The shooting rocked the city and angered anti-police brutality activists, who criticized the police for not taking more time to talk to Góngora Pat, and highlighted his limited understanding of English. And it came on the heels of a slew of shootings from SFPD, who had recently killed Alex Nieto on March 21, 2014, Mario Woods on Dec. 2, 2015, and Amilcar Perez Lopez on Feb. 26, 2015. After Jessica Williams was fatally shot by police on May 19, 2016, then-Police Chief Greg Suhr resigned.
It’s a sad tale, and Góngora Pat was just one chapter of it. But this week, his family received a tiny measure of victory, when they were granted an audience with District Attorney George Gascón. Góngora Pat’s brother José and cousins Carlos and Luis Poot Pat met with Gascón for more than an hour Wednesday, along with the organizer of Justice for Luis Góngora Pat, lawyer Adriana Camarena.

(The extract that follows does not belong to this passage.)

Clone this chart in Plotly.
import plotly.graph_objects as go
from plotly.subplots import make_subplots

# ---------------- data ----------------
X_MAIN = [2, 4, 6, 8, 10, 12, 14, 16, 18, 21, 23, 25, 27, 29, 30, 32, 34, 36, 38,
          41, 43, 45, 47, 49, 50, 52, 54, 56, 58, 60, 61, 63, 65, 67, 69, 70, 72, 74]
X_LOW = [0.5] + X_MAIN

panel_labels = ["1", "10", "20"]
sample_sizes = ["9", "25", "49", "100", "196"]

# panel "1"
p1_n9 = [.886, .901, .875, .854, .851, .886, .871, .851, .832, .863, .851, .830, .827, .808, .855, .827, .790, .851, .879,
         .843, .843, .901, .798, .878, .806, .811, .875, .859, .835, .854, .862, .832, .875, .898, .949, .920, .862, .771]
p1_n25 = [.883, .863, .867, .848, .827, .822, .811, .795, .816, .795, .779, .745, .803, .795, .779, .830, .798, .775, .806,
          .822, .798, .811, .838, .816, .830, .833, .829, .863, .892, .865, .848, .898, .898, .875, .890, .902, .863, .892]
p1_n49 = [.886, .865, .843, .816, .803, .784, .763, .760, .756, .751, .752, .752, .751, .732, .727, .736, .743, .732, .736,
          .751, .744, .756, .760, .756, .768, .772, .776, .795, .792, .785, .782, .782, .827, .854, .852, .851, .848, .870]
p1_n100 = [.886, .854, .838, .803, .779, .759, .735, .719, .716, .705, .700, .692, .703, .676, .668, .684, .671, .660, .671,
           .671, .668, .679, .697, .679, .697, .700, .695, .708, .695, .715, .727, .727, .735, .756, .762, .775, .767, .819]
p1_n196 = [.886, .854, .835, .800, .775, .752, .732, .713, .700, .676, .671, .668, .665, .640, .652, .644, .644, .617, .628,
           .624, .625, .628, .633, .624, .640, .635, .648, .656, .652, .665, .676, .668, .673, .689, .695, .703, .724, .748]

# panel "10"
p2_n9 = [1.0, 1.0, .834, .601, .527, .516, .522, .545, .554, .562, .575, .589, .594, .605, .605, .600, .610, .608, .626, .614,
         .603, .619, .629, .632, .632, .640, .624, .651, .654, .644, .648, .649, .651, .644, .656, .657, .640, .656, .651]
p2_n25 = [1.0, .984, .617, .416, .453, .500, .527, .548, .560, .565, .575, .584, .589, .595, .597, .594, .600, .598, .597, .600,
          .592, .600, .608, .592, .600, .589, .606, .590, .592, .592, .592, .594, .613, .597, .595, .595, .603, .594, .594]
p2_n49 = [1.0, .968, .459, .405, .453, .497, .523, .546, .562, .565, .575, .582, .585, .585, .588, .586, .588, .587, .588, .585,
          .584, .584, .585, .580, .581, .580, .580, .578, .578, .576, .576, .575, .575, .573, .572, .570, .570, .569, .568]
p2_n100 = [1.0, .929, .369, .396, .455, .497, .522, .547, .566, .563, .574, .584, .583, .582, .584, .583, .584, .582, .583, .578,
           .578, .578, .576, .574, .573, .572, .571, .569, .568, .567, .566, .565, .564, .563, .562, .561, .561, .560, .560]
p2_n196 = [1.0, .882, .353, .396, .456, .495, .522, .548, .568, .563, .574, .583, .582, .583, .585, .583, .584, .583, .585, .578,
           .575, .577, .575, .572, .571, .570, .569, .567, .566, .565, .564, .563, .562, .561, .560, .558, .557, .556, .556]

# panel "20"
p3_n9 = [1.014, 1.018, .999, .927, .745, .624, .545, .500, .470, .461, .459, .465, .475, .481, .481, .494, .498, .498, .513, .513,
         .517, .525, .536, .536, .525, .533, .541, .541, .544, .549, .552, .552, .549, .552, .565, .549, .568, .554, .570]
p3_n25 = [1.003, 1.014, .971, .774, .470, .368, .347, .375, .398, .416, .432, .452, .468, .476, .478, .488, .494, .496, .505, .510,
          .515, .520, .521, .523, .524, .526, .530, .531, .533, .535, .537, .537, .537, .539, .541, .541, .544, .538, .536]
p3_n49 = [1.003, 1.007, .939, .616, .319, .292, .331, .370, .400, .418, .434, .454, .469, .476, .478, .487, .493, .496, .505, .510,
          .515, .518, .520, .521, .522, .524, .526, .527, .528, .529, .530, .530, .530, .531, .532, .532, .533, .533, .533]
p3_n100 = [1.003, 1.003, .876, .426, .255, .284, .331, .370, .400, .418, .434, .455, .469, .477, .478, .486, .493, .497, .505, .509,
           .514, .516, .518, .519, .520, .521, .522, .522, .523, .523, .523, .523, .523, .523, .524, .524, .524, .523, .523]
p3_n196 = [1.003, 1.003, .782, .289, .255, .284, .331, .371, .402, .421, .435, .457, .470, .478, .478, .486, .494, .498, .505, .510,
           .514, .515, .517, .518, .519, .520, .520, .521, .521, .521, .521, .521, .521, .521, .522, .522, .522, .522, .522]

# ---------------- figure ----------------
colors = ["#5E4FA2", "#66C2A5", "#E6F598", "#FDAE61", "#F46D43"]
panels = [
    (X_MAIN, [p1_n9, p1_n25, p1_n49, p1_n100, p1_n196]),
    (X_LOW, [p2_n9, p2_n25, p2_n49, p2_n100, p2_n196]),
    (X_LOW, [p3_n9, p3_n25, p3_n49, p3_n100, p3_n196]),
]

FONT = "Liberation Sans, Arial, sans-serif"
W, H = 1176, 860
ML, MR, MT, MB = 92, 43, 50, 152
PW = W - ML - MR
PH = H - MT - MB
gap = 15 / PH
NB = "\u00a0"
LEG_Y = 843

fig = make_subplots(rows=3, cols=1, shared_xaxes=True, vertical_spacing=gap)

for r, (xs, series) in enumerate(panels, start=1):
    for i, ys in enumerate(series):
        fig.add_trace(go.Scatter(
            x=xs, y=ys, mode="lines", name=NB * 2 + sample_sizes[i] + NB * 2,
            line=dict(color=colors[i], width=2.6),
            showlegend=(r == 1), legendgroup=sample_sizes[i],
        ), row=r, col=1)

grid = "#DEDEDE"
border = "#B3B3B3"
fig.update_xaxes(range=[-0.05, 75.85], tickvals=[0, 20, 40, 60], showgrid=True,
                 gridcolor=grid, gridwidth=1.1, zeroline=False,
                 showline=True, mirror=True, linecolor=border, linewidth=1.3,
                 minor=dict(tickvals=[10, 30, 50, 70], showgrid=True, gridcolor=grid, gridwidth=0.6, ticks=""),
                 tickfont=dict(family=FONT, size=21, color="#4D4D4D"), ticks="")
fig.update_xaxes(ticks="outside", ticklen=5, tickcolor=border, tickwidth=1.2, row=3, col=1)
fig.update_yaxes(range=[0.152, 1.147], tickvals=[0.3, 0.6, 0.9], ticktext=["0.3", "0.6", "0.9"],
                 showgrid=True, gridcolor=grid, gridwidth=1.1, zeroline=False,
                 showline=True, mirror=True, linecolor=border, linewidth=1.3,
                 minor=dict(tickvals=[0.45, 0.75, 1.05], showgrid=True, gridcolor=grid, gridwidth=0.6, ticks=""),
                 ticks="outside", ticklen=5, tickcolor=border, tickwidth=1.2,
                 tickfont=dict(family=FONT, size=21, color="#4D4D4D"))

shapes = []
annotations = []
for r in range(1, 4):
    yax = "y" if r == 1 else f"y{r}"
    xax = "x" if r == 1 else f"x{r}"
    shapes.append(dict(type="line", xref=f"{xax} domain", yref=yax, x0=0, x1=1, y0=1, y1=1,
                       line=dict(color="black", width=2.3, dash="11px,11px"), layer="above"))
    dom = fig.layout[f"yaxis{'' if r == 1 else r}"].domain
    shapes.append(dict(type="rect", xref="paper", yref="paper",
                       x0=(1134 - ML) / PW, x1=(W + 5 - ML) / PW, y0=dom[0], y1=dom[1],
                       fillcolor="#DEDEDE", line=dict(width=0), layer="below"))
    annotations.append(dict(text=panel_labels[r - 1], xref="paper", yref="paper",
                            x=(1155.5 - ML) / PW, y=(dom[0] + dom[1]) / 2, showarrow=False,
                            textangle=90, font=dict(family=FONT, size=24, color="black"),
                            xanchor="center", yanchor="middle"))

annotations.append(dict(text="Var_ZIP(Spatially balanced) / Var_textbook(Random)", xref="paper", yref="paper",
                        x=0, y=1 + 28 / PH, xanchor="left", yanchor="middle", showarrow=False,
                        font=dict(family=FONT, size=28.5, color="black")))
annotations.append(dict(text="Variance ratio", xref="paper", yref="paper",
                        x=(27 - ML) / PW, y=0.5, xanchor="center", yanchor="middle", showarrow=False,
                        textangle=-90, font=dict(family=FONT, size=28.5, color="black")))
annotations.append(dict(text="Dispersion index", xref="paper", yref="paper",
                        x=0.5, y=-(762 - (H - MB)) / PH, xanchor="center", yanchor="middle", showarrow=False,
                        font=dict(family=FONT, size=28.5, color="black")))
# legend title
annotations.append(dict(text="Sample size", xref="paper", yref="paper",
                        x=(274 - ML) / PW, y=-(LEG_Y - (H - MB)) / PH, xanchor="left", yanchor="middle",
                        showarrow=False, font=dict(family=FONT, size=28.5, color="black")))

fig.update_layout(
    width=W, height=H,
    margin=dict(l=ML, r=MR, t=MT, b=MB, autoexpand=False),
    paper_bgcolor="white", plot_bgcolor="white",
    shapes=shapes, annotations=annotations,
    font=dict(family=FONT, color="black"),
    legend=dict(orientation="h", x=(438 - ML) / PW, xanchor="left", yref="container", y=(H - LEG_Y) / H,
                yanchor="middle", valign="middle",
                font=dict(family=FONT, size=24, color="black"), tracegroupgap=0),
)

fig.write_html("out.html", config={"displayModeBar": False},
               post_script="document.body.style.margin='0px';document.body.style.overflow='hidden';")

Their collective ask was clear: that Gascón file murder charges against Sergeant Nate Seger and Officer Michael Mellone, who shot and killed Góngora Pat. But that is a difficult request — police have repeatedly been let off the hook in San Francisco when they’ve shot people. No charges were filed against the five members of SFPD who shot Mario Woods, the two cops who fatally shot Perez Lopez, or the officer who fired at Williams. In fact, in Gascón’s nearly 7-year reign as District Attorney, he has not filed a single murder or manslaughter charge against a police officer who’d fatally fired a gun.
Based on public data the Justice 4 Luis group gathered, 73 percent of investigations into fatal officer-involved shootings have resulted in no charges — either because Gascón determined the shooting was lawful, or because the evidence was insufficient to make a solid case. The remaining 27 percent are still open.
“Based on George Gascón’s scorecard, the District Attorney is guaranteeing police impunity, because he has not filed charges in any single case,” Camarena told supporters on the steps of the Hall of Justice, after the meeting. “Are we hopeful? We’re always going to be hopeful. We’re always going to be hopeful that justice will be carried, and that he’ll have the courage to fight for a case, even if it’s hard. That is his job.”
According to Camarena, the District Attorney’s office told her it is six to eight weeks out from making a determination in the case. In the meantime, Góngora Pat’s family is held in a purgatory-like period of waiting.
“We’re insisting that we want justice. My mother’s nearly dying after the assassination of my brother, and I just ask them that they don’t allow her to die of the grief over this case,” Jose Góngora Pat said, with Camarena translating. “I asked Gascon where are those officers. Are they still out on the streets killing people? This is very hurtful for our families.”